A tunable parameter for the algorithm is the context window, how many words around the target word to use for our prediction task. Given the lack of order, we will want to use the size of the largest basket, 145 for this parameter.

In [5]:
num_items = baskets.product_name.nunique()
embedding_size = np.floor(num_items**0.25).astype('int')
print('''Let's use vectors of length {n} for {tokens} products'''.format(n=embedding_size, tokens = num_items))

biggest_basket = np.max(baskets.groupby('order_id').product_name.nunique())
print('''The biggest basket (window in our algorithm) will be {}'''.format(biggest_basket))

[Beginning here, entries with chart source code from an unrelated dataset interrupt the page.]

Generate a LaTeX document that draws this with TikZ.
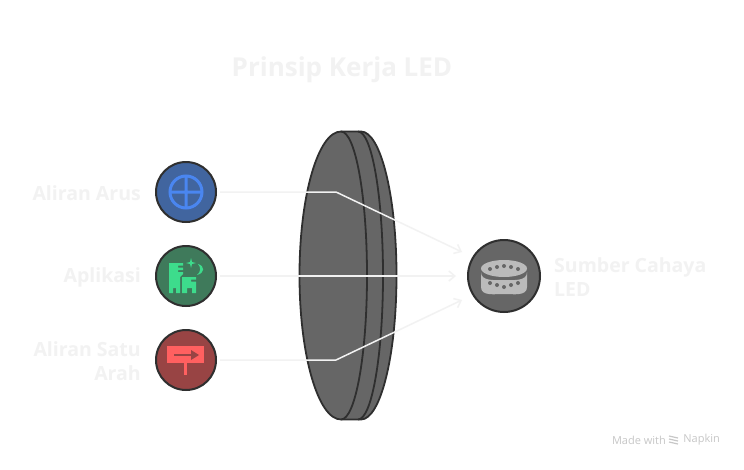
\documentclass[tikz,border=0pt]{standalone}
\usepackage{fontspec}
\setmainfont{Open Sans}
\usetikzlibrary{arrows.meta}
\definecolor{faint}{HTML}{F2F2F2}
\definecolor{rim}{HTML}{2F2F2F}
\definecolor{lens}{HTML}{666666}
\definecolor{arusfill}{HTML}{41659F}
\definecolor{arusicon}{HTML}{4A86F0}
\definecolor{appfill}{HTML}{3F7A5B}
\definecolor{appicon}{HTML}{3DDC8C}
\definecolor{arahfill}{HTML}{984444}
\definecolor{arahicon}{HTML}{FF6060}
\definecolor{ledicon}{HTML}{BBBBBB}
\tikzset{
    hub/.style={circle,draw=rim,line width=2pt,minimum size=60pt,inner sep=0pt},
    lbl/.style={text=faint,font=\fontsize{19.5}{23.5}\selectfont\bfseries,align=right,anchor=east,inner sep=0pt},
    conn/.style={draw=faint,line width=1.5pt,line join=round},
    lensline/.style={draw=rim,line width=1.8pt}
}
\begin{document}
\begin{tikzpicture}[x=1pt,y=-1pt]
    \useasboundingbox[fill=white] (0,0) rectangle (744,469);

    \node[text=faint,font=\fontsize{26}{30}\selectfont\bfseries,inner sep=0pt] (title) at (342,70) {Prinsip Kerja LED};

    % lens
    \filldraw[fill=lens,lensline] (341,131.5) -- (361,131.5) arc[start angle=-90,end angle=90,x radius=35.5,y radius=144]
        -- (341,419.5) arc[start angle=90,end angle=270,x radius=41.5,y radius=144] -- cycle;
    \draw[lensline] (341,131.5) arc[start angle=-90,end angle=90,x radius=26,y radius=144];
    \draw[lensline] (358,131.5) arc[start angle=-90,end angle=90,x radius=25,y radius=144];

    % circles
    \node[hub,fill=arusfill] (arus) at (186,192) {};
    \node[hub,fill=appfill] (app) at (186,276) {};
    \node[hub,fill=arahfill] (arah) at (186,360) {};
    \node[hub,fill=lens,minimum size=72pt] (led) at (504,276) {};

    % labels
    \node[lbl] (arustxt) at (141,193) {Aliran Arus};
    \node[lbl] (apptxt) at (141,277) {Aplikasi};
    \node[lbl] (arahtxt) at (141,361) {Aliran Satu\\Arah};
    \node[lbl,align=left,anchor=west] (ledtxt) at (554,277) {Sumber Cahaya\\LED};
    \node[text=black!22,font=\fontsize{11}{13}\selectfont,inner sep=0pt,anchor=east] (madetxt) at (666,440) {Made with};
    \node[text=black!22,font=\fontsize{11}{13}\selectfont,inner sep=0pt,anchor=east] (napkintxt) at (720,440) {Napkin};

    % connectors
    \coordinate (arusbend) at (336,192);
    \coordinate (arahbend) at (336,360);
    \coordinate (ledtop) at (462,252);
    \coordinate (ledmid) at (456,276);
    \coordinate (ledbot) at (462,300);
    \draw[conn,-{Straight Barb[length=6pt,width=10pt]},shorten <=3pt] (arus.east) -- (arusbend) -- (ledtop);
    \draw[conn,-{Straight Barb[length=6pt,width=10pt]},shorten <=3pt] (app.east) -- (ledmid);
    \draw[conn,-{Straight Barb[length=6pt,width=10pt]},shorten <=3pt] (arah.east) -- (arahbend) -- (ledbot);

    % icons
    \draw[arusicon,line width=3pt] (186,192) circle (16) (170,192) -- (202,192) (186,176) -- (186,208);

    \fill[appicon] (169,263) -- (183,263) -- (183,265.5) -- (178,265.5) -- (178,267.5) -- (183,267.5) -- (183,270) -- (178,270) -- (178,272) -- (183,272)
        -- (183,274) -- (180,277) -- (180,293) -- (176,293) -- (176,288) -- (173,288) -- (173,293) -- (169,293) -- cycle;
    \fill[appicon] (182,277) -- (196,277) -- (196,279.5) -- (191,279.5) -- (191,281.5) -- (196,281.5) -- (196,293) -- (192,293) -- (192,288) -- (187,288) -- (187,293) -- (182,293) -- cycle;
    \fill[appicon] (191,258) -- (192,262) -- (196,263) -- (192,264) -- (191,268) -- (190,264) -- (186,263) -- (190,262) -- cycle;
    \fill[appicon] (198,264) .. controls (205,266) and (205,273) .. (197,275) .. controls (201,272) and (201,267) .. (198,264) -- cycle;

    \fill[arahicon] (167,346) rectangle (204,363);
    \fill[arahicon] (184,363) rectangle (187,375);
    \draw[arahfill,line width=2pt] (174,355) -- (192,355);
    \fill[arahfill] (191,350) -- (199,355) -- (191,360) -- cycle;

    \fill[ledicon] (504,268.5) ellipse (23 and 8.5);
    \fill[ledicon] (481,272) to[out=-90,in=180] (504,280) to[out=0,in=-90] (527,272) -- (527,287)
        to[out=-90,in=0] (504,294) to[out=180,in=-90] (481,287) -- cycle;
    \foreach \px/\py in {490/269,497/267,504/266,511/267,518/269,490/283,497/285,504/287,511/285,518/283}
        \fill[lens] (\px,\py) circle (2);

    % logo
    \foreach \ly in {436,439,442}
        \draw[black!22,line width=1.2pt] (669,\ly) -- (678,\ly+2);
\end{tikzpicture}
\end{document}
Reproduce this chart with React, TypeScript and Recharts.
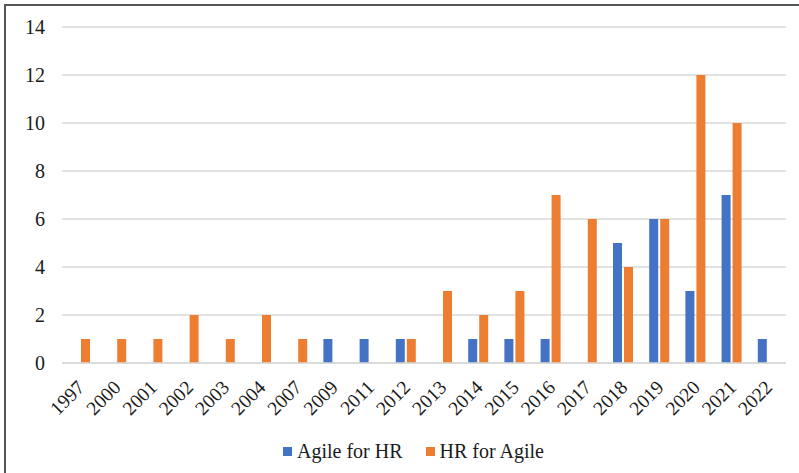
import React from "react";
import { BarChart, Bar, XAxis, YAxis, CartesianGrid } from "recharts";

const years = ["1997","2000","2001","2002","2003","2004","2007","2009","2011","2012","2013","2014","2015","2016","2017","2018","2019","2020","2021","2022"];
const agileForHR = [0,0,0,0,0,0,0,1,1,1,0,1,1,1,0,5,6,3,7,1];
const hrForAgile = [1,1,1,2,1,2,1,0,0,1,3,2,3,7,6,4,6,12,10,0];
const yTicks = [0,2,4,6,8,10,12,14];
const seriesNames = ["Agile for HR","HR for Agile"];
const seriesColors = ["#4472C4","#ED7D31"];

const data = years.map((y, i) => ({ year: y, a: agileForHR[i], h: hrForAgile[i] }));

const FONT = "'Liberation Serif', 'Times New Roman', serif";
const AXIS_Y = 363;

const XTick = (props: any) => {
  const { x, payload } = props;
  const ty = AXIS_Y + 21;
  return (
    <text
      x={x + 1}
      y={ty}
      transform={`rotate(-45, ${x + 1}, ${ty})`}
      textAnchor="end"
      dominantBaseline="central"
      fontFamily={FONT}
      fontSize={19.5}
      fill="#1a1a1a"
    >
      {payload.value}
    </text>
  );
};

export default function App() {
  return (
    <div style={{ position: "absolute", left: 0, top: 0, width: 799, height: 473, background: "#fff", overflow: "hidden" }}>
      <div style={{ position: "absolute", left: 4, top: 4, width: 800, height: 480, borderLeft: "2px solid #555", borderTop: "2px solid #555" }} />
      <BarChart
        width={799}
        height={473}
        data={data}
        margin={{ top: 27, right: 13, left: 0, bottom: 0 }}
        barGap={2}
        barSize={9}
      >
        <CartesianGrid vertical={false} stroke="#d9d9d9" strokeWidth={1.5} />
        <XAxis
          dataKey="year"
          interval={0}
          tickLine={false}
          axisLine={{ stroke: "#d9d9d9", strokeWidth: 1.5 }}
          height={110}
          tick={<XTick />}
        />
        <YAxis
          domain={[0, 14]}
          ticks={yTicks}
          width={62}
          tickLine={false}
          axisLine={false}
          tickSize={0}
          tickMargin={17}
          tick={{ fontFamily: FONT, fontSize: 20, fill: "#1a1a1a" }}
        />
        <Bar dataKey="a" name={seriesNames[0]} fill={seriesColors[0]} isAnimationActive={false} />
        <Bar dataKey="h" name={seriesNames[1]} fill={seriesColors[1]} isAnimationActive={false} />
      </BarChart>
      <div style={{ position: "absolute", left: 283, top: 439, height: 24, display: "flex", alignItems: "center", fontFamily: FONT, fontSize: 20, color: "#1a1a1a", whiteSpace: "nowrap" }}>
        {seriesNames.map((n, i) => (
          <div key={n} style={{ display: "flex", alignItems: "center", marginRight: i === 0 ? 23 : 0 }}>
            <span style={{ display: "inline-block", width: 9, height: 9, background: seriesColors[i], marginRight: 5 }} />
            <span>{n}</span>
          </div>
        ))}
      </div>
    </div>
  );
}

Let's use vectors of length 14 for 49685 products
The biggest basket (window in our algorithm) will be 145


### Shaping our Data
The gensim implementation of word2vec expects each document to be a list. Traditionally, each document is a list of words. In this case, each basket is a list of products. We will use the product name, which will be more expensive in memory but will make interpretation easier.

In [6]:
df_of_basket_lists = (baskets
        .groupby('order_id')
        .apply(lambda baskets :
                baskets.product_name
                .tolist()
               )
       )

#memory management
del(baskets)

In [7]:
df_of_basket_lists.head()

order_id
1    [Cucumber Kirby, Organic Hass Avocado, Organic...
2    [Coconut Butter, All Natural No Stir Creamy Al...
3    [Lemons, Unsweetened Almondmilk, Unsweetened C...
4    [Energy Drink, Oats & Chocolate Chewy Bars, Or...
5    [Original Black Box Tablewater Cracker, Americ...
dtype: object

In [8]:
model = Word2Vec(df_of_basket_lists, size=embedding_size, window=biggest_basket)

In [9]:
def cosine_similarity(word_u,word_v,model):
    """
    Cosine similarity gets the similarity for two products and computes the similarity 
    between two embeddings in our word2vec model
        
    Arguments:
        u - numpy array of shape (n,)        
        v - numpy array of shape (n,)

    Returns:
        cosine similarity between words u & v
    """
    #get embeddings from gensim model
    u = model.wv[word_u]
    v = model.wv[word_v]

    #compute similarity
    dot = np.dot(u, v)
    norm_u = np.sqrt(np.sum(u * u))
    norm_v = np.sqrt(np.sum(v * v))
    cosine_similarity = dot / (norm_u * norm_v)
    
    return cosine_similarity

In [10]:
#a pair of similar identity items
cosine_similarity('Organic Whole Milk','Organic Reduced Fat Milk',model)

0.945737

In [11]:
# a pair of very different items
cosine_similarity('Bag of Organic Bananas','Party Tumblers',model)

-0.38942885

In [12]:
# a pair of similar items within a department
cosine_similarity('Bag of Organic Bananas','Limes',model)

0.39023426

## Next Steps
It's a bit handwavy to select a few cases where your embeddings work and call it a great job.  There is no real source of truth in this task however, product hierarchies like what department or aisle products are a part of are directionally accurate but not a base truth. 

Building the simple vector math to learn representations of features like *organic* are of interest. Showing that Organic apples - apples + steak equals organic beef would help demonstrate we are learning a real representation of product features.

Predicting item re-ordering as in the initial challenge, would likely be aided by the embedding of the item being reordered.

Implementing this in Keras rather than leveraging the gensim implementation would also be a worthwile exercise.